** Task directions **
Reproduce the listing below exactly. Pictures do not belong in the copy.

>> START Supplied material

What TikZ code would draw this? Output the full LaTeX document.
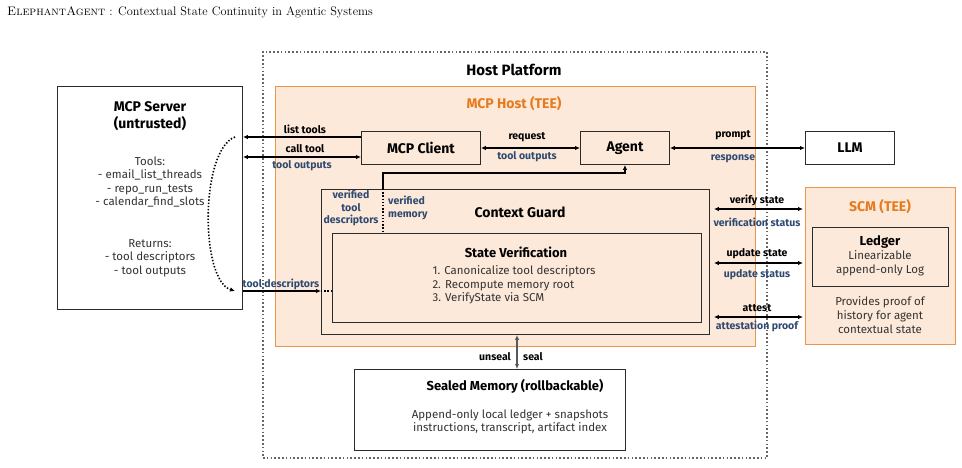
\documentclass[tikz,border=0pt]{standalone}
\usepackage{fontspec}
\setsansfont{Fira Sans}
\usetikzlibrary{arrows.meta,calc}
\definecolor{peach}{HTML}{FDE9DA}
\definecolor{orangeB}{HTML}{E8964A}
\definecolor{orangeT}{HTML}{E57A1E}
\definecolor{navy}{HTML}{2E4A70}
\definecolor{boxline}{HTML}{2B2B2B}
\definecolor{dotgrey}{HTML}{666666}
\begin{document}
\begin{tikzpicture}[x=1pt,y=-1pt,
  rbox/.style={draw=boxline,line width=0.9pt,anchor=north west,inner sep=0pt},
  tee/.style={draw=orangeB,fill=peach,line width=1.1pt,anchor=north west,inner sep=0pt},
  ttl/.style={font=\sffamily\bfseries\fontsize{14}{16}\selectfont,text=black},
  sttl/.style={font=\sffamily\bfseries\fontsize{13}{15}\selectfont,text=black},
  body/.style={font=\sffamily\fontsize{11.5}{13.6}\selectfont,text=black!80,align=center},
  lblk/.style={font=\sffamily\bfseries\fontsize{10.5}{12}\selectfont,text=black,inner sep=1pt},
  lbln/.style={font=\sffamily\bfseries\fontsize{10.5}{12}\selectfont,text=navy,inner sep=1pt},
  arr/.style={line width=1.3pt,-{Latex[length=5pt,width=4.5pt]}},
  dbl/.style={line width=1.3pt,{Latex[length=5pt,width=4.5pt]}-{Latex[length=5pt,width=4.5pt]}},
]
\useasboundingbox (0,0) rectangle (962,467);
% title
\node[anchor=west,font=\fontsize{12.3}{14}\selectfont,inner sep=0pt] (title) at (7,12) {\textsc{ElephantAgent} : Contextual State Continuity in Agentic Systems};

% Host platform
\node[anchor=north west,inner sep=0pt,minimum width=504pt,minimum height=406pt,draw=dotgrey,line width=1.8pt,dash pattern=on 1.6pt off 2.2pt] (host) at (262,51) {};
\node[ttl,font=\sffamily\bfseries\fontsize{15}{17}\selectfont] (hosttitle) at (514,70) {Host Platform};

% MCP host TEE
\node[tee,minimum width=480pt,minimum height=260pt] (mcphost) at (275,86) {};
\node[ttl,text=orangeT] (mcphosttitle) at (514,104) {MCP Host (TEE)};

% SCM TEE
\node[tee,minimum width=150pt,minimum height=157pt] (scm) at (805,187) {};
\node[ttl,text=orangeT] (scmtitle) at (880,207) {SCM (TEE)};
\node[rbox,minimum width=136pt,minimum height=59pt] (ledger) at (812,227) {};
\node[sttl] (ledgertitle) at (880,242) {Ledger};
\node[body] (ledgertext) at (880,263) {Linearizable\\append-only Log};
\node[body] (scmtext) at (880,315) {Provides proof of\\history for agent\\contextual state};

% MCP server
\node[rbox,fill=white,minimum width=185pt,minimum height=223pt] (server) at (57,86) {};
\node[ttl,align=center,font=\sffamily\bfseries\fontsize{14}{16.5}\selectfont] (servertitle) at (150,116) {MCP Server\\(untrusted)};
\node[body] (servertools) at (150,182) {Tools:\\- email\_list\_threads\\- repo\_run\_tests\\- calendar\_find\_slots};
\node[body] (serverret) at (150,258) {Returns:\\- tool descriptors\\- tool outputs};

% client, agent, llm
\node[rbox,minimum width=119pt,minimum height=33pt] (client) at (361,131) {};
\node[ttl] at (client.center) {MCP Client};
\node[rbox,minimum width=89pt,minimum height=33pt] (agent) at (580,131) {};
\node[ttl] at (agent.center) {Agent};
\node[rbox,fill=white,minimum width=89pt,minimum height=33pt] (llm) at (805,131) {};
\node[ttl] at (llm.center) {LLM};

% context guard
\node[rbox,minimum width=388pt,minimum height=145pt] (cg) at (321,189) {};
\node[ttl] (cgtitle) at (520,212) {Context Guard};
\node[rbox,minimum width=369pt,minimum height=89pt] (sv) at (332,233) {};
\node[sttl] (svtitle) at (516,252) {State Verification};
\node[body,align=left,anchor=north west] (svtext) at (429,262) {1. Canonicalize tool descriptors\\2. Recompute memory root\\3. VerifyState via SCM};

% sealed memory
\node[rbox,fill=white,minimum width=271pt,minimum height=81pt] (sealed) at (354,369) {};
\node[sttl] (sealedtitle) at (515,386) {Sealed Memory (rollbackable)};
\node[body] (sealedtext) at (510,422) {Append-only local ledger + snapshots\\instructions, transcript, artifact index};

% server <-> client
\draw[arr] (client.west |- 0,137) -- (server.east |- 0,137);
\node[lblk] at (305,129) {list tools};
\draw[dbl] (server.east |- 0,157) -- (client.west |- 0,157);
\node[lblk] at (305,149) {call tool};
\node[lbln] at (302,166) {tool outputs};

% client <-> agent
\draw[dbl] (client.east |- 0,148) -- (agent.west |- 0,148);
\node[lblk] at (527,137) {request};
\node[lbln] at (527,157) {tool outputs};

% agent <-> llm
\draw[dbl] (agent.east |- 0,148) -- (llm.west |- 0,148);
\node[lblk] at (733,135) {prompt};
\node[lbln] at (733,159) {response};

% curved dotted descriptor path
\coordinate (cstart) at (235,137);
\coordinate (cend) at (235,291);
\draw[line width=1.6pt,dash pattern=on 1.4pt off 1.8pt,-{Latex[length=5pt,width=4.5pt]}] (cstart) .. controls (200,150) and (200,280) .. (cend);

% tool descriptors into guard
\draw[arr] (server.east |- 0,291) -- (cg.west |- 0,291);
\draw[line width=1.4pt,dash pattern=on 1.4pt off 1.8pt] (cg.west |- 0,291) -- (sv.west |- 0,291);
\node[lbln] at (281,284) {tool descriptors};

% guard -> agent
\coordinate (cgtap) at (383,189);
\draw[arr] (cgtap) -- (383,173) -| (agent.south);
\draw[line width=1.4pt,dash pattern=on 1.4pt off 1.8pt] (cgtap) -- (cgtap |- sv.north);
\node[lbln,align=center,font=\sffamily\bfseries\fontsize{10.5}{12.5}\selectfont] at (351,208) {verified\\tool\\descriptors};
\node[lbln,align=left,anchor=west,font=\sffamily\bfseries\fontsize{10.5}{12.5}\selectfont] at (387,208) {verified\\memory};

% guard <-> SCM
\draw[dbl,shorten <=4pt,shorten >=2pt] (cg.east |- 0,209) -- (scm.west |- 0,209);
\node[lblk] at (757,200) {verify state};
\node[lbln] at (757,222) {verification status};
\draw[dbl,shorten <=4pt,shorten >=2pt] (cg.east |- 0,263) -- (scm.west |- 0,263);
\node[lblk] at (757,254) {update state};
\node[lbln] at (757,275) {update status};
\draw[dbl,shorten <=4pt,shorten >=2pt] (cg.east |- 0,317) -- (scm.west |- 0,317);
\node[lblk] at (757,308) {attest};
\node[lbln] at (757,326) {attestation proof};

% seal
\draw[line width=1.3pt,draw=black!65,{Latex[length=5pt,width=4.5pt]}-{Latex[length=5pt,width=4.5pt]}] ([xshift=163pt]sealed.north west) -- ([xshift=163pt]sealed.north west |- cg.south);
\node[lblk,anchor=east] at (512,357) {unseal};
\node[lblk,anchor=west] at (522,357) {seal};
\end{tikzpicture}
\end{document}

>> END Supplied material

** The output **
What TikZ code would draw this? Output the full LaTeX document.
\documentclass[tikz,border=0pt]{standalone}
\usepackage{fontspec}
\setsansfont{Fira Sans}
\usetikzlibrary{arrows.meta,calc}
\definecolor{peach}{HTML}{FDE9DA}
\definecolor{orangeB}{HTML}{E8964A}
\definecolor{orangeT}{HTML}{E57A1E}
\definecolor{navy}{HTML}{2E4A70}
\definecolor{boxline}{HTML}{2B2B2B}
\definecolor{dotgrey}{HTML}{666666}
\begin{document}
\begin{tikzpicture}[x=1pt,y=-1pt,
  rbox/.style={draw=boxline,line width=0.9pt,anchor=north west,inner sep=0pt},
  tee/.style={draw=orangeB,fill=peach,line width=1.1pt,anchor=north west,inner sep=0pt},
  ttl/.style={font=\sffamily\bfseries\fontsize{14}{16}\selectfont,text=black},
  sttl/.style={font=\sffamily\bfseries\fontsize{13}{15}\selectfont,text=black},
  body/.style={font=\sffamily\fontsize{11.5}{13.6}\selectfont,text=black!80,align=center},
  lblk/.style={font=\sffamily\bfseries\fontsize{10.5}{12}\selectfont,text=black,inner sep=1pt},
  lbln/.style={font=\sffamily\bfseries\fontsize{10.5}{12}\selectfont,text=navy,inner sep=1pt},
  arr/.style={line width=1.3pt,-{Latex[length=5pt,width=4.5pt]}},
  dbl/.style={line width=1.3pt,{Latex[length=5pt,width=4.5pt]}-{Latex[length=5pt,width=4.5pt]}},
]
\useasboundingbox (0,0) rectangle (962,467);
% title
\node[anchor=west,font=\fontsize{12.3}{14}\selectfont,inner sep=0pt] (title) at (7,12) {\textsc{ElephantAgent} : Contextual State Continuity in Agentic Systems};

% Host platform
\node[anchor=north west,inner sep=0pt,minimum width=504pt,minimum height=406pt,draw=dotgrey,line width=1.8pt,dash pattern=on 1.6pt off 2.2pt] (host) at (262,51) {};
\node[ttl,font=\sffamily\bfseries\fontsize{15}{17}\selectfont] (hosttitle) at (514,70) {Host Platform};

% MCP host TEE
\node[tee,minimum width=480pt,minimum height=260pt] (mcphost) at (275,86) {};
\node[ttl,text=orangeT] (mcphosttitle) at (514,104) {MCP Host (TEE)};

% SCM TEE
\node[tee,minimum width=150pt,minimum height=157pt] (scm) at (805,187) {};
\node[ttl,text=orangeT] (scmtitle) at (880,207) {SCM (TEE)};
\node[rbox,minimum width=136pt,minimum height=59pt] (ledger) at (812,227) {};
\node[sttl] (ledgertitle) at (880,242) {Ledger};
\node[body] (ledgertext) at (880,263) {Linearizable\\append-only Log};
\node[body] (scmtext) at (880,315) {Provides proof of\\history for agent\\contextual state};

% MCP server
\node[rbox,fill=white,minimum width=185pt,minimum height=223pt] (server) at (57,86) {};
\node[ttl,align=center,font=\sffamily\bfseries\fontsize{14}{16.5}\selectfont] (servertitle) at (150,116) {MCP Server\\(untrusted)};
\node[body] (servertools) at (150,182) {Tools:\\- email\_list\_threads\\- repo\_run\_tests\\- calendar\_find\_slots};
\node[body] (serverret) at (150,258) {Returns:\\- tool descriptors\\- tool outputs};

% client, agent, llm
\node[rbox,minimum width=119pt,minimum height=33pt] (client) at (361,131) {};
\node[ttl] at (client.center) {MCP Client};
\node[rbox,minimum width=89pt,minimum height=33pt] (agent) at (580,131) {};
\node[ttl] at (agent.center) {Agent};
\node[rbox,fill=white,minimum width=89pt,minimum height=33pt] (llm) at (805,131) {};
\node[ttl] at (llm.center) {LLM};

% context guard
\node[rbox,minimum width=388pt,minimum height=145pt] (cg) at (321,189) {};
\node[ttl] (cgtitle) at (520,212) {Context Guard};
\node[rbox,minimum width=369pt,minimum height=89pt] (sv) at (332,233) {};
\node[sttl] (svtitle) at (516,252) {State Verification};
\node[body,align=left,anchor=north west] (svtext) at (429,262) {1. Canonicalize tool descriptors\\2. Recompute memory root\\3. VerifyState via SCM};

% sealed memory
\node[rbox,fill=white,minimum width=271pt,minimum height=81pt] (sealed) at (354,369) {};
\node[sttl] (sealedtitle) at (515,386) {Sealed Memory (rollbackable)};
\node[body] (sealedtext) at (510,422) {Append-only local ledger + snapshots\\instructions, transcript, artifact index};

% server <-> client
\draw[arr] (client.west |- 0,137) -- (server.east |- 0,137);
\node[lblk] at (305,129) {list tools};
\draw[dbl] (server.east |- 0,157) -- (client.west |- 0,157);
\node[lblk] at (305,149) {call tool};
\node[lbln] at (302,166) {tool outputs};

% client <-> agent
\draw[dbl] (client.east |- 0,148) -- (agent.west |- 0,148);
\node[lblk] at (527,137) {request};
\node[lbln] at (527,157) {tool outputs};

% agent <-> llm
\draw[dbl] (agent.east |- 0,148) -- (llm.west |- 0,148);
\node[lblk] at (733,135) {prompt};
\node[lbln] at (733,159) {response};

% curved dotted descriptor path
\coordinate (cstart) at (235,137);
\coordinate (cend) at (235,291);
\draw[line width=1.6pt,dash pattern=on 1.4pt off 1.8pt,-{Latex[length=5pt,width=4.5pt]}] (cstart) .. controls (200,150) and (200,280) .. (cend);

% tool descriptors into guard
\draw[arr] (server.east |- 0,291) -- (cg.west |- 0,291);
\draw[line width=1.4pt,dash pattern=on 1.4pt off 1.8pt] (cg.west |- 0,291) -- (sv.west |- 0,291);
\node[lbln] at (281,284) {tool descriptors};

% guard -> agent
\coordinate (cgtap) at (383,189);
\draw[arr] (cgtap) -- (383,173) -| (agent.south);
\draw[line width=1.4pt,dash pattern=on 1.4pt off 1.8pt] (cgtap) -- (cgtap |- sv.north);
\node[lbln,align=center,font=\sffamily\bfseries\fontsize{10.5}{12.5}\selectfont] at (351,208) {verified\\tool\\descriptors};
\node[lbln,align=left,anchor=west,font=\sffamily\bfseries\fontsize{10.5}{12.5}\selectfont] at (387,208) {verified\\memory};

% guard <-> SCM
\draw[dbl,shorten <=4pt,shorten >=2pt] (cg.east |- 0,209) -- (scm.west |- 0,209);
\node[lblk] at (757,200) {verify state};
\node[lbln] at (757,222) {verification status};
\draw[dbl,shorten <=4pt,shorten >=2pt] (cg.east |- 0,263) -- (scm.west |- 0,263);
\node[lblk] at (757,254) {update state};
\node[lbln] at (757,275) {update status};
\draw[dbl,shorten <=4pt,shorten >=2pt] (cg.east |- 0,317) -- (scm.west |- 0,317);
\node[lblk] at (757,308) {attest};
\node[lbln] at (757,326) {attestation proof};

% seal
\draw[line width=1.3pt,draw=black!65,{Latex[length=5pt,width=4.5pt]}-{Latex[length=5pt,width=4.5pt]}] ([xshift=163pt]sealed.north west) -- ([xshift=163pt]sealed.north west |- cg.south);
\node[lblk,anchor=east] at (512,357) {unseal};
\node[lblk,anchor=west] at (522,357) {seal};
\end{tikzpicture}
\end{document}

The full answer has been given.